Monday, March 31, 2008

Inspiring Women

From MSN LIfestyle: 15 Amazing Women You've Never Heard Of (I can't find any writer's credits, sorry!):
Sarah Chayes: Activist [Photo: Deborah Feingold/Corbis]
It’s a long way from Cambridge, Massachusetts to Kandahar, Afghanistan. But for reporter-turned-activist Sarah Chayes, it turned out to be the right journey. Shortly after 9/11, Harvard-educated Chayes was working as a Paris-based correspondent for National Public Radio. In light of world events at the time, she agreed to a short stint in Afghanistan.

Chayes was so moved by the Afghani people and their struggles that she ended up staying and became committed to helping rebuild Afghanistan. She accepted an invitation from the Afghanistan government to help run Afghans for Civil Society, an aid organization created to rebuild what had been destroyed during the years of Taliban rule.

In 2005, continuing her commitment to rebuilding the Afghan economy, Chayes created a foundation called Arghand, a cooperative that promotes the use of local crops, such as pomegranates, to produce highly sought after natural soap and beauty products, in an effort to replace the country’s dependency on opium poppies as a cash crop.


Zainab Salbi: Women for Women International
[photo: David Levinson/Getty Images]
Zainab Salbi was born and raised in Saddam Hussein’s Iraq. Surviving that nation’s wars taught her that the hardest-hit victims inevitably were the women and children—women who lost husbands, children who lost fathers, women who were used as tools of war through rape and torture.

Determined to change that, in 1993 she founded Women to Women International to help women survivors of war rebuild their lives through vocational training, providing seed capital for women to start their own businesses and helping women learn to read and write to become active citizens in their societies.

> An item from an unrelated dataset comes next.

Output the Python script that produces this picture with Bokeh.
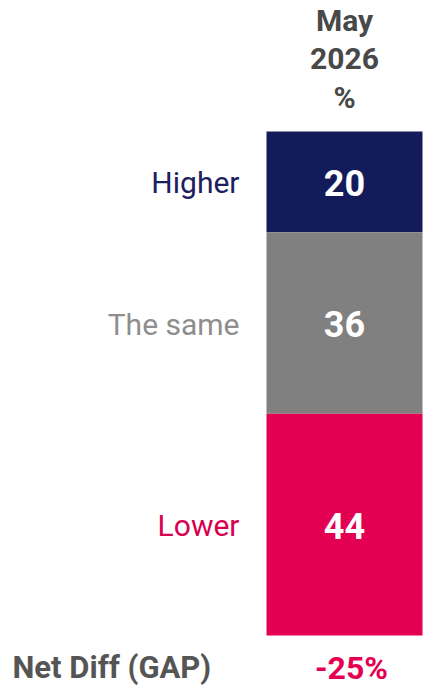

Since its inception, WFWI has raised $24 million and helped more than 55,000 women in wartorn countries including Afghanistan, Bosnia, the Democratic Republic of the Congo, Sudan and Rwanda. For its trailblazing humanitarian work, WFWI was awarded the 2006 the Conrad N. Hilton Humanitarian Prize, which included a $1.5 million award to continue its work.

2 comments:

Carla said...

Thanks for sharing these amazing women-you are an amazing woman too!

Jamie Martin said...

I like your new blog and interesting stories.